Source code of charts
· · ·
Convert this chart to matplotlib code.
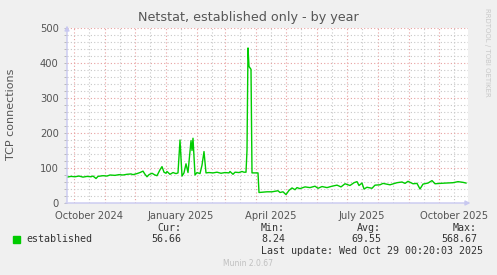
import numpy as np
import matplotlib
matplotlib.use('Agg')
import matplotlib.pyplot as plt
import matplotlib.dates as mdates

# data: day offsets from the graph start and TCP connection values
start = np.datetime64('2024-09-24')
days = [0, 4, 8, 12, 16, 20, 24, 26, 29, 31, 36, 40, 43, 48, 52, 56, 60, 64, 66, 70,
        73, 76, 78, 80, 82, 85, 88, 90, 93, 95, 97, 99, 100, 103, 106, 109, 111, 113, 115, 117,
        119, 121, 124, 125, 126, 128, 130, 133, 135, 137, 139, 142, 146, 150, 154, 158, 162, 163, 166, 168,
        172, 175, 177, 179, 180, 181, 182, 184, 185, 191, 192, 196, 200, 205, 211, 213, 216, 219, 222, 225,
        228, 230, 233, 238, 243, 248, 251, 255, 260, 265, 270, 274, 278, 283, 287, 290, 292, 295, 297, 300,
        305, 308, 313, 316, 323, 330, 335, 338, 341, 346, 350, 353, 356, 361, 365, 368, 373, 379, 386, 391, 396, 399]
established = [74, 76, 75, 77, 74, 76, 75, 77, 70, 76, 78, 77, 80, 79, 81, 80, 82, 83, 81, 84,
               87, 91, 82, 75, 81, 85, 80, 78, 95, 104, 88, 85, 90, 82, 87, 84, 86, 180, 77, 86,
               112, 87, 178, 150, 185, 80, 87, 84, 108, 147, 86, 87, 86, 88, 85, 87, 86, 90, 82, 88,
               87, 90, 88, 88, 150, 443, 390, 382, 86, 86, 30, 31, 32, 32, 35, 30, 32, 24, 36, 43,
               38, 44, 41, 46, 44, 48, 42, 47, 44, 48, 51, 46, 55, 50, 58, 61, 50, 57, 40, 45,
               42, 51, 52, 56, 52, 58, 60, 56, 62, 55, 56, 40, 54, 57, 64, 55, 56, 57, 58, 61, 59, 57]

x_labels = ['October 2024', 'January 2025', 'April 2025', 'July 2025', 'October 2025']
x_label_dates = ['2024-10-16', '2025-01-16', '2025-04-16', '2025-07-16', '2025-10-16']

legend_name = 'established'
stats_head = ['Cur:', 'Min:', 'Avg:', 'Max:']
stats_vals = ['56.66', '8.24', '69.55', '568.67']

dates = start + np.array(days).astype('timedelta64[D]')

fig = plt.figure(figsize=(4.97, 2.75), dpi=100, facecolor='#f0f0f0')
ax = fig.add_axes([67/497, 1 - 203/275, 401/497, 175/275])
ax.set_facecolor('white')

ax.plot(dates, established, color='#00cc00', lw=1.0, zorder=3)

ax.set_xlim(start, start + np.timedelta64(401, 'D'))
ax.set_ylim(0, 500)

# grid
months = mdates.MonthLocator(bymonthday=1)
mids = mdates.MonthLocator(bymonthday=16)
xmin, xmax = ax.get_xlim()
for d in months.tick_values(mdates.num2date(xmin), mdates.num2date(xmax)):
    if xmin < d < xmax:
        ax.axvline(d, color='#e8a0a0', lw=0.8, ls=(0, (1, 2)), zorder=1)
for d in mids.tick_values(mdates.num2date(xmin), mdates.num2date(xmax)):
    if xmin < d < xmax:
        ax.axvline(d, color='#c8c8c8', lw=0.8, ls=(0, (1, 2)), zorder=1)
for v in range(20, 501, 20):
    if v % 100 == 0:
        ax.axhline(v, color='#e8a0a0', lw=0.8, ls=(0, (1, 2)), zorder=1)
    else:
        ax.axhline(v, color='#c8c8c8', lw=0.8, ls=(0, (1, 2)), zorder=1)

for s in ax.spines.values():
    s.set_visible(False)

ax.set_yticks(range(0, 501, 100))
ax.set_yticks(range(0, 501, 20), minor=True)
ax.set_xticks([np.datetime64(d) for d in x_label_dates])
ax.set_xticklabels(x_labels)
ax.tick_params(axis='both', length=0, labelsize=7.2, labelcolor='#555555')
ax.tick_params(axis='x', pad=6)
ax.tick_params(axis='y', which='both', length=2, color='#b0b0b0', pad=4, width=0.6)

# axis lines with arrows
axc = '#c8c8f0'
ax.annotate('', xy=(1.013, 0), xytext=(-0.01, 0), xycoords='axes fraction',
            arrowprops=dict(arrowstyle='-|>', color=axc, lw=1, mutation_scale=7))
ax.annotate('', xy=(0, 1.03), xytext=(0, -0.01), xycoords='axes fraction',
            arrowprops=dict(arrowstyle='-|>', color=axc, lw=1, mutation_scale=7))

fig.text(248/497, 1 - 18/275, 'Netstat, established only - by year', ha='center', va='center',
         fontsize=9.2, color='#555555')
fig.text(11/497, 1 - 114/275, 'TCP connections', rotation=90, ha='center', va='center',
         fontsize=8, color='#555555')
fig.text(487/497, 1 - 52/275, 'RRDTOOL / TOBI OETIKER', rotation=270, ha='center', va='center',
         fontsize=5, color='#c8c8c8')

# legend and stats
mono = 'DejaVu Sans Mono'
fig.patches.append(plt.Rectangle((13/497, 1 - 243/275), 7/497, 7/275, transform=fig.transFigure,
                                 color='#00cc00'))
fig.text(26/497, 1 - 239.5/275, legend_name, fontsize=7.2, family=mono, color='#333333', va='center')
col_right = [181, 285, 381, 477]
for hd, val, cr in zip(stats_head, stats_vals, col_right):
    fig.text(cr/497, 1 - 228/275, hd, fontsize=7.2, family=mono, color='#333333', va='center', ha='right')
    fig.text(cr/497, 1 - 239.5/275, val, fontsize=7.2, family=mono, color='#333333', va='center', ha='right')
fig.text(483/497, 1 - 251/275, 'Last update: Wed Oct 29 00:20:03 2025', fontsize=7.2, family=mono,
         color='#333333', va='center', ha='right')
fig.text(248/497, 1 - 264/275, 'Munin 2.0.67', fontsize=5.5, color='#c0c0c0', va='center', ha='center')

fig.savefig('out.png', dpi=100, facecolor=fig.get_facecolor())
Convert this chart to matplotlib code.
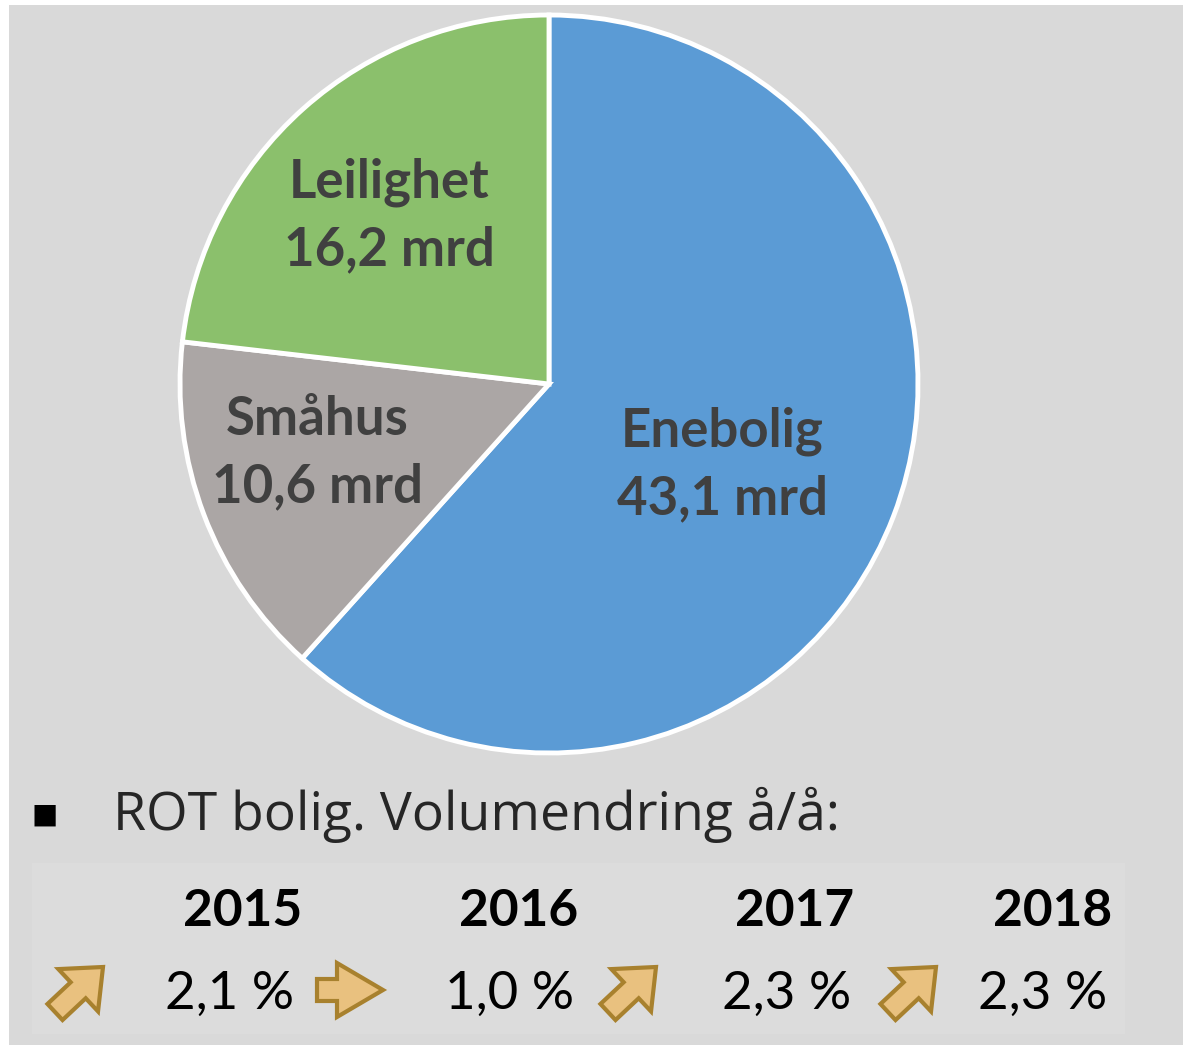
import numpy as np
import matplotlib.pyplot as plt
from matplotlib.patches import Rectangle, FancyArrow

# === Data ===
segments = ["Enebolig", "Småhus", "Leilighet"]
values = [43.1, 10.6, 16.2]
value_labels = ["43,1 mrd", "10,6 mrd", "16,2 mrd"]
colors = ["#5b9bd5", "#aba6a5", "#8bc06c"]
# label centres (fraction of radius, angle in degrees)
label_pos = [(0.518, -25.1), (0.656, 196.6), (0.629, 133.6)]

years = ["2015", "2016", "2017", "2018"]
changes = ["2,1 %", "1,0 %", "2,3 %", "2,3 %"]
trend = ["up", "flat", "up", "up"]

W, H = 1183, 1045
plt.rcParams['font.family'] = ['Lato', 'DejaVu Sans']
fig = plt.figure(figsize=(W / 100, H / 100), dpi=100)
fig.patch.set_facecolor("white")

# overlay in pixel coords for background, text and arrows
bg = fig.add_axes([0, 0, 1, 1])
bg.set_xlim(0, W)
bg.set_ylim(H, 0)
bg.axis("off")
bg.add_patch(Rectangle((9, 5), W, H, facecolor="#d9d9d9", edgecolor="none"))
bg.add_patch(Rectangle((32, 863), 1093, 171, facecolor="#dcdcdc", edgecolor="none"))

# === Pie ===
cx, cy, r = 549, 384, 369
ax = fig.add_axes([(cx - r) / W, 1 - (cy + r) / H, 2 * r / W, 2 * r / H])
wedges, _ = ax.pie(values, colors=colors, startangle=90, counterclock=False,
                   radius=1, wedgeprops=dict(edgecolor="white", linewidth=3.5))
ax.set_xlim(-1, 1)
ax.set_ylim(-1, 1)
ax.set_aspect("auto")

for name, lab, (d, ang) in zip(segments, value_labels, label_pos):
    x, y = d * np.cos(np.deg2rad(ang)), d * np.sin(np.deg2rad(ang))
    ax.text(x, y + 0.092, name, ha="center", va="center", fontsize=38,
            fontweight="bold", color="#404040")
    ax.text(x, y - 0.092, lab, ha="center", va="center", fontsize=38,
            fontweight="bold", color="#404040")

# === Bottom text ===
bg.text(45, 815, "■", ha="center", va="center", fontsize=20, color="black",
        family=["DejaVu Sans"])
bg.text(113, 815, "ROT bolig. Volumendring å/å:", ha="left", va="center",
        fontsize=38.5, color="#262626", family=["Open Sans", "DejaVu Sans"])

year_x = [243, 519, 795, 1053]
pct_x = [230, 510, 787, 1043]
arrow_x = [75, 350, 628, 908]
for i in range(4):
    bg.text(year_x[i], 912, years[i], ha="center", va="center", fontsize=37,
            fontweight="bold", color="black")
    bg.text(pct_x[i], 994, changes[i], ha="center", va="center", fontsize=38,
            color="black")
    x0 = arrow_x[i]
    if trend[i] == "up":
        a = FancyArrow(x0 - 20, 1012, 48, -45, width=22, head_width=58,
                       head_length=34, length_includes_head=True,
                       facecolor="#e9c17f", edgecolor="#a8812e", linewidth=3)
    else:
        a = FancyArrow(x0 - 33, 990, 66, 0, width=22, head_width=54,
                       head_length=46, length_includes_head=True,
                       facecolor="#e9c17f", edgecolor="#a8812e", linewidth=3)
    bg.add_patch(a)

plt.savefig("out.png", dpi=100)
· · ·
## Given exercise:
Give again, word for word, every line from the top of the data above to the line holding "import matplotlib.dates as mdates", inclusive, with the pictures left out.

## Task result:
Convert this chart to matplotlib code.
import numpy as np
import matplotlib
matplotlib.use('Agg')
import matplotlib.pyplot as plt
import matplotlib.dates as mdates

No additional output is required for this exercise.